With the approaching Brexit deadline and uncertain nature of the possible outcomes of the Brexit negotiations, economists are looking at the effects that the UK’s exit from the EU will have on a macroeconomic level for the country. There have been two major negative effects caused by Brexit thus far. The first is the higher inflation rate due to the weakening of the sterling which in turn is squeezing consumer power. The second is the weight of uncertainty on business sentiment.


So far, the first quarter figures for the UK were disappointing, as economic growth slowed to the weakest pace in over five years. Inflation is predicted to peak at just under 3% by the beginning of next year, but will start to moderate afterwards resulting with an average inflation of 2% for the remaining two years (1). Because UK economic growth slowed in 2017 with the quick increase in inflation, household spending power was greatly restricted.

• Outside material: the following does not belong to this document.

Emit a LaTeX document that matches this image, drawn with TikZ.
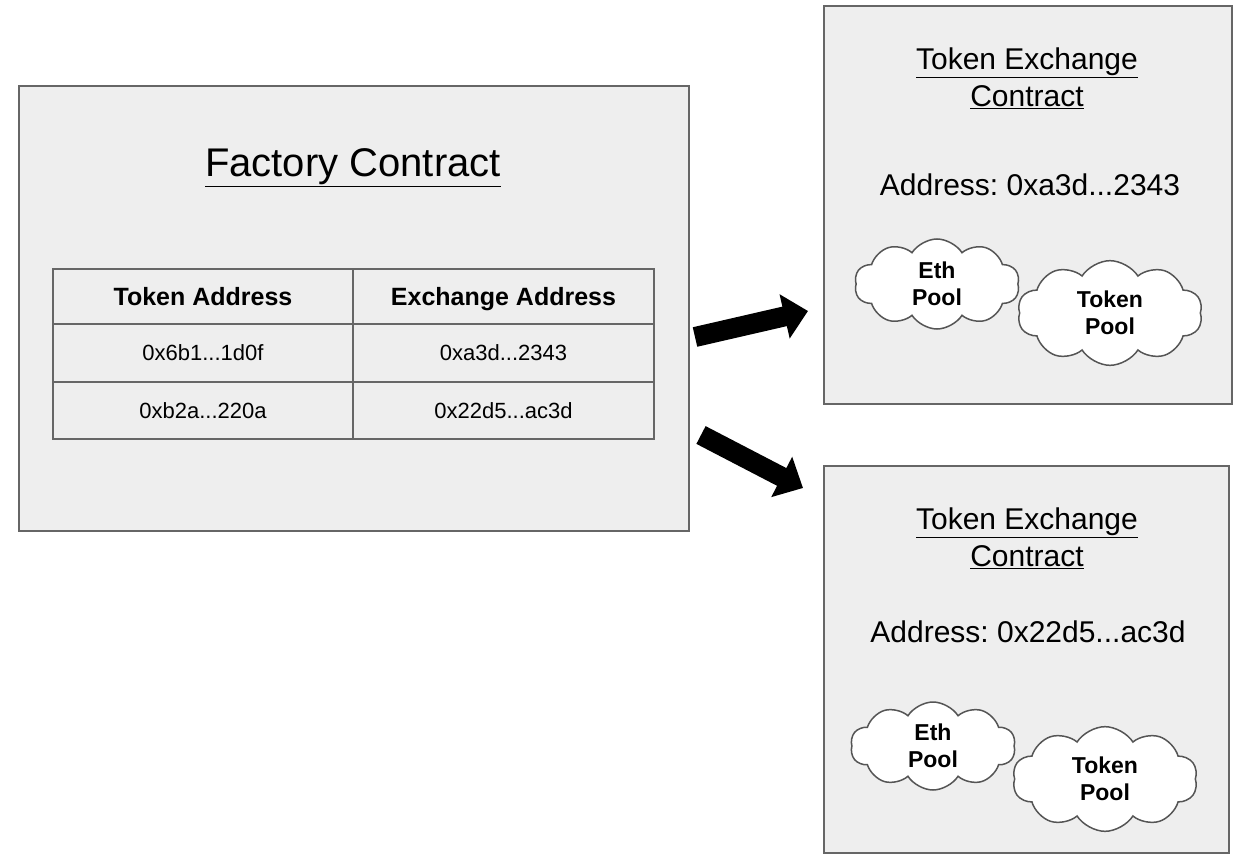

In terms of retail sales, the first quarter saw a sharp fall in retail sales volumes due to high inflation and pressure on households’ purchasing power. However, current retail sales figures predict a return to higher volume in the coming months. The service sector growth is predicted to remain modest but positive, providing support to the construction sector growth that experienced a large set back due to the weakness fo commercial property investment. Additionally the housing market experienced some changes as the an increasing number of UK regions saw a decline in house prices even though there continues to be a housing shortage.


Even though the UK GDP expanded by only 0.1 percent during the first quarter of 2018, the UK GDP is projected to remain modest around 1.5% in 2018 and 1.65 in 2019 due to the combined effects of subdued real consumer spending growth lag in business investment from the uncertainty relating to the outcome of Brexit (2). However, the general strong global presence and Eurozone economies, along with the competitive value of the pound, are projected to boost exports for the UK and thus offer some support to the UK GDP growth. The UK GDP slow in growth in 2018 can best be explained by the risk of confidence and investment from businesses due to Brexit while the consumers continue to be constrained by the weak growth in wage (3). The levels of this consumer debt to the GDP still remain below pre-crisis levels, however they have seen an increase as banks pull back from unsecured lending.


Several economic indicators can be attributed to the uncertainty of the Brexit negotiation outcome. Consumer confidence continued to decline in April although unemployment decreased despite the bleak view for employment growth, both of which could possibly be the result of Brexit and increase in cost pressures from the rise in import costs. There was a slight pick up in 2017 in the growth in average earnings, however it is seen to be loosing momentum due to the rise in inflation which in turn is causing real wages to drop.


It is generally thought that the strength of the global recovery will partially offset the Brexit-related economic damages in the coming months. The global growth has proved to be stronger while the weaker euro/sterling exchange rate has increased UK exports. In general, small and medium sized manufactures are more optimistic about export prospects (4).


Overall, businesses are worried about the outcome of the Brexit negotiations due to the high amount of current uncertainty. Investment growth decreased markedly last year and is expected to remain weak until some clarity is gained in the UK exit process and outcome. In addition to investment, two-thirds of business reported a large impact on the recruitment and retention of entry-level staff. In terms of contingency plans for post Brexit, over one third of firms report having a contingency plan in place and a quarter are predicted to produce one in the future (5).